What the task asks: Show only lines that include "this".

Input data:

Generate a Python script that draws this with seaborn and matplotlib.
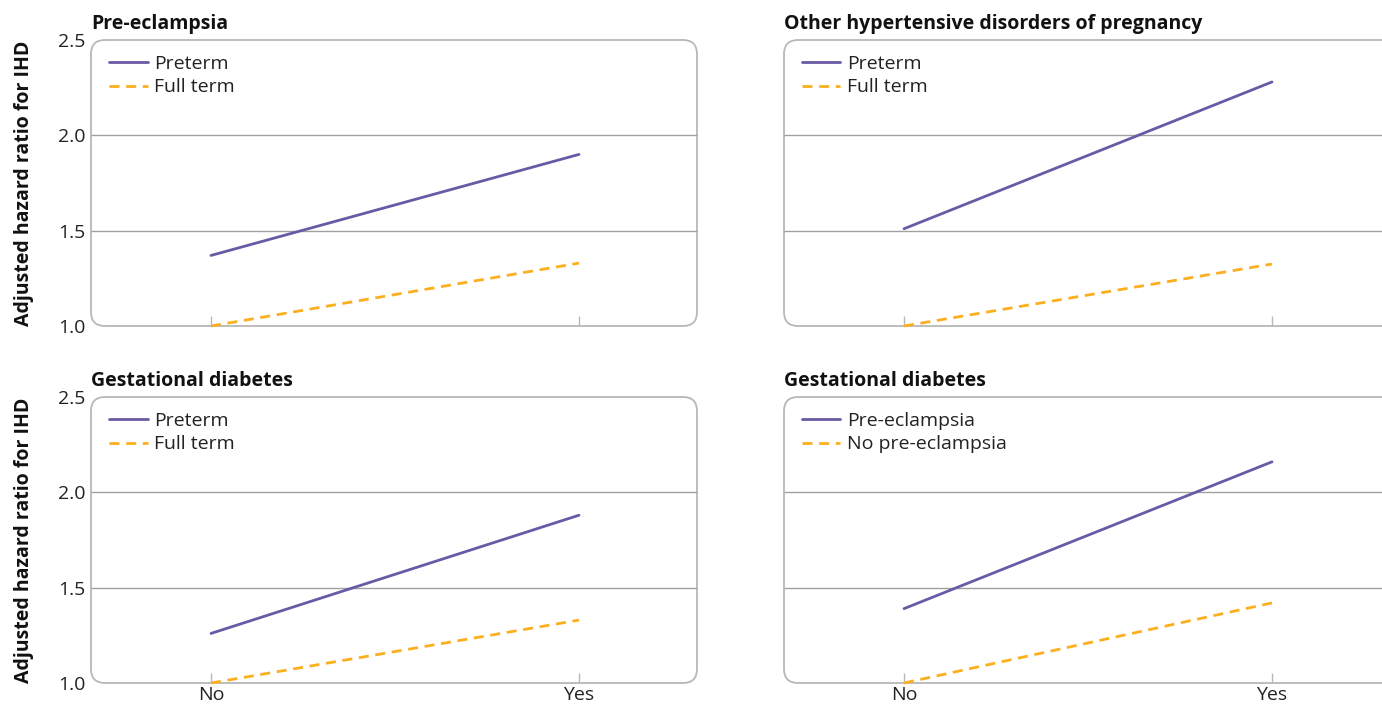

...

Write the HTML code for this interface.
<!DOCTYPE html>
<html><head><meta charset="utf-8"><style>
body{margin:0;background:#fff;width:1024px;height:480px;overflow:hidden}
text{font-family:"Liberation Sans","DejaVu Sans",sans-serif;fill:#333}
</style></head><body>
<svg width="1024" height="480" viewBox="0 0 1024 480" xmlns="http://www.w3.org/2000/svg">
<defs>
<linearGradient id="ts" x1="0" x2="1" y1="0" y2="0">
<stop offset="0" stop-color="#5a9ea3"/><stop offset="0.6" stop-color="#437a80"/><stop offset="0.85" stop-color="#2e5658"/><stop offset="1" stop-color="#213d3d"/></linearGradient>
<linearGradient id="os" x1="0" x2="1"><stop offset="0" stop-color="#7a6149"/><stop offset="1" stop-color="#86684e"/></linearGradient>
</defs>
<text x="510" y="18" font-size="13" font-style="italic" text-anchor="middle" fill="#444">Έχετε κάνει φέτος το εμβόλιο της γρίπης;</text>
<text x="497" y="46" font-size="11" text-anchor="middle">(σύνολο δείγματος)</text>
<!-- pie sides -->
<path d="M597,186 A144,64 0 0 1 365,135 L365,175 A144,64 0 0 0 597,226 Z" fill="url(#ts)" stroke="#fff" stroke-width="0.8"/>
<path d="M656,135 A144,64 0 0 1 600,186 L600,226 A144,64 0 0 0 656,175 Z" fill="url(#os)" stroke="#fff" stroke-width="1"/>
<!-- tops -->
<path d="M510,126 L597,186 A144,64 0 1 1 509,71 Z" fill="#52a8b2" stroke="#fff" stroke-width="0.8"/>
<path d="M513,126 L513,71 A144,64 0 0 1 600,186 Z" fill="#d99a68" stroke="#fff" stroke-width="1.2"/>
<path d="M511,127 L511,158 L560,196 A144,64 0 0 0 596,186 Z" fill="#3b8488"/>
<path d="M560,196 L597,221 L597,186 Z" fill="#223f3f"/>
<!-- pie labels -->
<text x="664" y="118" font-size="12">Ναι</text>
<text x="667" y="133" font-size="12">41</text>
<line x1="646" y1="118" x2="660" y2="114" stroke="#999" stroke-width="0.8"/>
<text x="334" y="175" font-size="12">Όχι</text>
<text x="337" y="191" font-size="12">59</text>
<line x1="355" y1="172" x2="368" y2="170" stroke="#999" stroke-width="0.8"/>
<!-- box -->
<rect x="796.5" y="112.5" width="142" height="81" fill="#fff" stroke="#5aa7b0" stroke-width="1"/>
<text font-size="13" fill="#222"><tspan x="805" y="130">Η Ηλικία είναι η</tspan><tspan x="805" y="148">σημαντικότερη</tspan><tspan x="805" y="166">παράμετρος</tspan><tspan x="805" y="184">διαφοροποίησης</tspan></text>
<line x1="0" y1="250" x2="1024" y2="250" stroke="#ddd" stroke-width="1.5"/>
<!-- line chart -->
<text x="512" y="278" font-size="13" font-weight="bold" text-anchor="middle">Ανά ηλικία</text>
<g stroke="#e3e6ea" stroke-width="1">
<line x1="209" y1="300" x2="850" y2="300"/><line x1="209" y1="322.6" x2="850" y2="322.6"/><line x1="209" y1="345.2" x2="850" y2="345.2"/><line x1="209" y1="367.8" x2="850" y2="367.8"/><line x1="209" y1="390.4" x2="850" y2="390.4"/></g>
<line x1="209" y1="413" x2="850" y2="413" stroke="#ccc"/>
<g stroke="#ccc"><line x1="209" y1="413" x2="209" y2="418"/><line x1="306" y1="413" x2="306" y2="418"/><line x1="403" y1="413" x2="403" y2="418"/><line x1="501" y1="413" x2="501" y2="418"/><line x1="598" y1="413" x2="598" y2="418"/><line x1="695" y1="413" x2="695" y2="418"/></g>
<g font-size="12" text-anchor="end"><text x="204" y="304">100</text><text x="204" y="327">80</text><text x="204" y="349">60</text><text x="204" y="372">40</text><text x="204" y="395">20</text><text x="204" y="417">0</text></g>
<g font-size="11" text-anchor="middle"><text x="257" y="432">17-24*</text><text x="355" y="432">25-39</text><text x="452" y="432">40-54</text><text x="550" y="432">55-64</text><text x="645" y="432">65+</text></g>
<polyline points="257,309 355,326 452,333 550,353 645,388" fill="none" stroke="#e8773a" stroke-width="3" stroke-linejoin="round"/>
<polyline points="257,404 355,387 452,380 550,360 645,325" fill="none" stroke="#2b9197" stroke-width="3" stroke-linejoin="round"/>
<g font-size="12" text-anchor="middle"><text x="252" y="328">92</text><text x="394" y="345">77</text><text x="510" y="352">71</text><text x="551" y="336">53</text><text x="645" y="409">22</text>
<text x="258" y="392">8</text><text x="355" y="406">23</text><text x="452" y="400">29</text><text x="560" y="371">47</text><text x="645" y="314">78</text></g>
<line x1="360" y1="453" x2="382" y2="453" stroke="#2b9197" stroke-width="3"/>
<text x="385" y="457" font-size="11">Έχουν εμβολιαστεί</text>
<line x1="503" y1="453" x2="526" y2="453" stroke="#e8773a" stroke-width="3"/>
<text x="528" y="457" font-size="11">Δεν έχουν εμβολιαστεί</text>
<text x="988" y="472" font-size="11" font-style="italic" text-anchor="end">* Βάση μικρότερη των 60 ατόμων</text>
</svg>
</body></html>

==

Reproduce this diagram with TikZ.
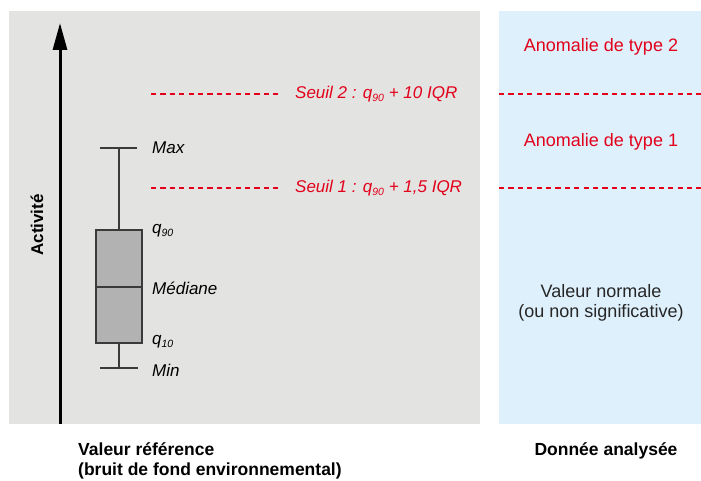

Output of the task:
Generate a Python script that draws this with seaborn and matplotlib.
Write the HTML code for this interface.
Reproduce this diagram with TikZ.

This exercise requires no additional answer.